Gilberto si accorse dello sguardo imbestialito dell’amico
giusto in tempo. Lo prese per la cappa e lo trascinò dietro
la chiesa. Si fermarono a parlare nel quadriportico, mentre la salma
partiva su un carro e i cari la seguivano in carrozza.
“Nessuno rivolterà niente contro nessuno,
Bartolomeo”, disse Gilberto stringendo una spalla al fratello
Assassino. “Gli Orsini che conosciamo noi combattono questa
guerra contro i Borgia da molto più tempo e sanno bene che
non possono vincerla da soli, perciò ci penseranno due volte
prima di ripudiare alleati. In quanto alla tua Bartolomea…
mi dispiace che sia andata così, ma il suo sacrificio, come
quello di ognuno di noi, sarà valsa la
libertà.”
Prima di separarsi, si chiesero l’un l’altro che ne
sarebbe stato di loro.
La Volpe disse di avere le zampe
nelle peggio paste di Firenze. Era arrivato in città un
certo monaco domenicano, detto Savonarola, che la gilda dei Ladri stava
tenendo d’occhio già da un po’. Si
sarebbe occupato della faccenda personalmente, ma avrebbe coltivato la
speranza che Ezio tornasse a fargli visita.

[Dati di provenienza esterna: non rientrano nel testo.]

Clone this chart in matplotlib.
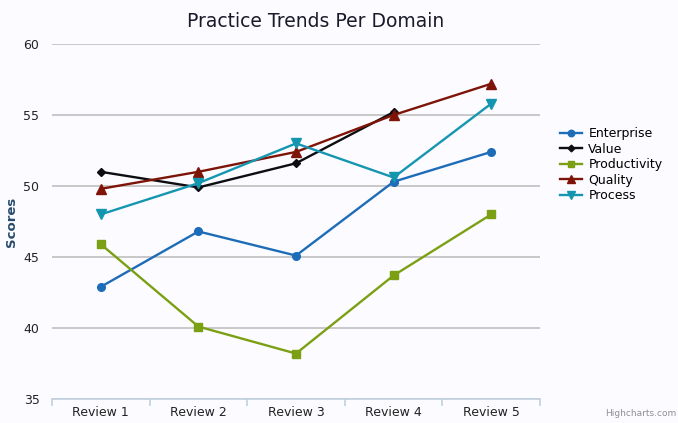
import numpy as np
import matplotlib
matplotlib.use('Agg')
import matplotlib.pyplot as plt

# data
categories = ['Review 1', 'Review 2', 'Review 3', 'Review 4', 'Review 5']
enterprise = [42.9, 46.8, 45.1, 50.3, 52.4]
value = [51.0, 49.9, 51.6, 55.2, np.nan]
productivity = [45.9, 40.1, 38.2, 43.7, 48.0]
quality = [49.8, 51.0, 52.4, 55.0, 57.2]
process = [48.0, 50.2, 53.0, 50.6, 55.8]

series = [
    ('Enterprise', enterprise, '#1c6cb8', 'o', 5.5),
    ('Value', value, '#0d0d12', 'D', 4),
    ('Productivity', productivity, '#7ca014', 's', 5.5),
    ('Quality', quality, '#7e1408', '^', 6.5),
    ('Process', process, '#1596b0', 'v', 6.5),
]

bg = '#fcfbff'
fig = plt.figure(figsize=(6.78, 4.23), dpi=100, facecolor=bg)
ax = fig.add_axes([52 / 678, 24 / 423, 488 / 678, 355 / 423], facecolor=bg)

x = np.arange(len(categories))
for name, vals, col, mk, ms in series:
    ax.plot(x, vals, color=col, lw=1.7, marker=mk, markersize=ms,
            markeredgecolor=col, label=name, zorder=3)

ax.set_xlim(-0.5, len(categories) - 0.5)
ax.set_ylim(35, 60)
ax.set_yticks([35, 40, 45, 50, 55, 60])
ax.yaxis.grid(True, color='#c0c0c0', lw=1.2)
ax.set_axisbelow(True)

for s in ['top', 'right', 'left']:
    ax.spines[s].set_visible(False)
ax.spines['bottom'].set_color('#c0d0e0')
ax.spines['bottom'].set_linewidth(1.2)

ax.set_xticks(x)
ax.set_xticklabels(categories)
ax.set_xticks(np.arange(-0.5, len(categories)), minor=True)
ax.tick_params(axis='x', which='major', length=0, labelsize=9,
               colors='#222222', pad=5)
ax.tick_params(axis='x', which='minor', length=5, color='#c0d0e0', width=1.2)
ax.tick_params(axis='y', length=0, labelsize=9, colors='#222222', pad=9)

ax.set_ylabel('Scores', color='#274b6d', fontsize=9.5, fontweight='bold', labelpad=4)
fig.text(0.466, 0.948, 'Practice Trends Per Domain', ha='center', va='center',
         fontsize=13.5, color='#1a1a2a')

leg = ax.legend(loc='center left', bbox_to_anchor=(1.03, 0.66), frameon=False,
                fontsize=9, handlelength=1.8, handletextpad=0.5,
                labelspacing=0.2, borderaxespad=0, markerscale=0.85)

fig.text(0.997, 0.012, 'Highcharts.com', ha='right', va='bottom',
         fontsize=6.5, color='#909090')

plt.savefig('out.png', dpi=100, facecolor=bg)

Bartolomeo avrebbe presenziato a Roma al fianco di Giorgio di
Santacroce per saldare delle convenevoli, ma momentanee, trattative di
pace con il Papa. Poi il vento sarebbe cambiato, ne era certo, e
l’avrebbe spinto a Firenze per rimettere Piero
de’Medici sul trono della città. Lui e la Volpe si
sarebbero rivisti in quell’occasione.